Source material:

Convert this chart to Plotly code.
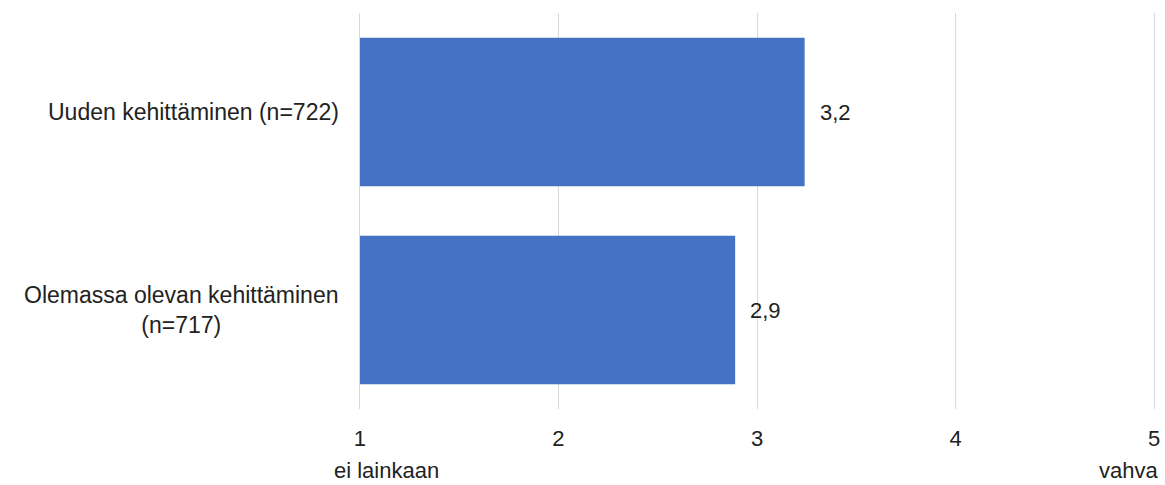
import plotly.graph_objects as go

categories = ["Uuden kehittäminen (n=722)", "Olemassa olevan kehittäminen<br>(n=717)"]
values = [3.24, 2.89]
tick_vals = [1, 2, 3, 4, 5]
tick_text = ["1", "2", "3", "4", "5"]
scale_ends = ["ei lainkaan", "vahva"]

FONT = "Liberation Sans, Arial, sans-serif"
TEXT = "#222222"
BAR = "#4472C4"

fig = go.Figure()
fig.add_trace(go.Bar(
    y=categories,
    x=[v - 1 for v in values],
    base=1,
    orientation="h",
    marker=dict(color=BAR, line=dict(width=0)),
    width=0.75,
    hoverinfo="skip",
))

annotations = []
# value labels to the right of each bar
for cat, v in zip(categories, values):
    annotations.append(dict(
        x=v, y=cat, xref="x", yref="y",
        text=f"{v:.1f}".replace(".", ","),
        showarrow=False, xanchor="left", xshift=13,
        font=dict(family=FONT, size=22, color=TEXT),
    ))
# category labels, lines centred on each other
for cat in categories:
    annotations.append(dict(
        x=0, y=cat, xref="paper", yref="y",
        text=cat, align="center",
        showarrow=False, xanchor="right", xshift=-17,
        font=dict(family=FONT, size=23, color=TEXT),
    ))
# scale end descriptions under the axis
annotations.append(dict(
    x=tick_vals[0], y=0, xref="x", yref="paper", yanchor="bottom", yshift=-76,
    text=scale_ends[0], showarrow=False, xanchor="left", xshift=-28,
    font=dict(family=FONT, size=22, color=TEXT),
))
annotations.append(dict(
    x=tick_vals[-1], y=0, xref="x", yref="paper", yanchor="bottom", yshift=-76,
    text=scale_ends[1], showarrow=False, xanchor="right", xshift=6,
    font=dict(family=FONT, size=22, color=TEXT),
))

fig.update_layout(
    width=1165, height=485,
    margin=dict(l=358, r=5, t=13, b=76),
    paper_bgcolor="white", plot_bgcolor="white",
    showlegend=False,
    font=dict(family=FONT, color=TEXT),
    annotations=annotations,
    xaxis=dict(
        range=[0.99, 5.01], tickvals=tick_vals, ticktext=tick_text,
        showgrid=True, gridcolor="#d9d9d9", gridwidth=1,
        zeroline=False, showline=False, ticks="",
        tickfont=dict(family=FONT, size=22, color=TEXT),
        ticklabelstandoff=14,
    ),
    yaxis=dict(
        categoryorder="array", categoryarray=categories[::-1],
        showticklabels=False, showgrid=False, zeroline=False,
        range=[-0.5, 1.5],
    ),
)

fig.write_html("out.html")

What this task involves:
Copy every line above word for word and exclude the pictures.

Full output:
Convert this chart to Plotly code.
import plotly.graph_objects as go

categories = ["Uuden kehittäminen (n=722)", "Olemassa olevan kehittäminen<br>(n=717)"]
values = [3.24, 2.89]
tick_vals = [1, 2, 3, 4, 5]
tick_text = ["1", "2", "3", "4", "5"]
scale_ends = ["ei lainkaan", "vahva"]

FONT = "Liberation Sans, Arial, sans-serif"
TEXT = "#222222"
BAR = "#4472C4"

fig = go.Figure()
fig.add_trace(go.Bar(
    y=categories,
    x=[v - 1 for v in values],
    base=1,
    orientation="h",
    marker=dict(color=BAR, line=dict(width=0)),
    width=0.75,
    hoverinfo="skip",
))

annotations = []
# value labels to the right of each bar
for cat, v in zip(categories, values):
    annotations.append(dict(
        x=v, y=cat, xref="x", yref="y",
        text=f"{v:.1f}".replace(".", ","),
        showarrow=False, xanchor="left", xshift=13,
        font=dict(family=FONT, size=22, color=TEXT),
    ))
# category labels, lines centred on each other
for cat in categories:
    annotations.append(dict(
        x=0, y=cat, xref="paper", yref="y",
        text=cat, align="center",
        showarrow=False, xanchor="right", xshift=-17,
        font=dict(family=FONT, size=23, color=TEXT),
    ))
# scale end descriptions under the axis
annotations.append(dict(
    x=tick_vals[0], y=0, xref="x", yref="paper", yanchor="bottom", yshift=-76,
    text=scale_ends[0], showarrow=False, xanchor="left", xshift=-28,
    font=dict(family=FONT, size=22, color=TEXT),
))
annotations.append(dict(
    x=tick_vals[-1], y=0, xref="x", yref="paper", yanchor="bottom", yshift=-76,
    text=scale_ends[1], showarrow=False, xanchor="right", xshift=6,
    font=dict(family=FONT, size=22, color=TEXT),
))

fig.update_layout(
    width=1165, height=485,
    margin=dict(l=358, r=5, t=13, b=76),
    paper_bgcolor="white", plot_bgcolor="white",
    showlegend=False,
    font=dict(family=FONT, color=TEXT),
    annotations=annotations,
    xaxis=dict(
        range=[0.99, 5.01], tickvals=tick_vals, ticktext=tick_text,
        showgrid=True, gridcolor="#d9d9d9", gridwidth=1,
        zeroline=False, showline=False, ticks="",
        tickfont=dict(family=FONT, size=22, color=TEXT),
        ticklabelstandoff=14,
    ),
    yaxis=dict(
        categoryorder="array", categoryarray=categories[::-1],
        showticklabels=False, showgrid=False, zeroline=False,
        range=[-0.5, 1.5],
    ),
)

fig.write_html("out.html")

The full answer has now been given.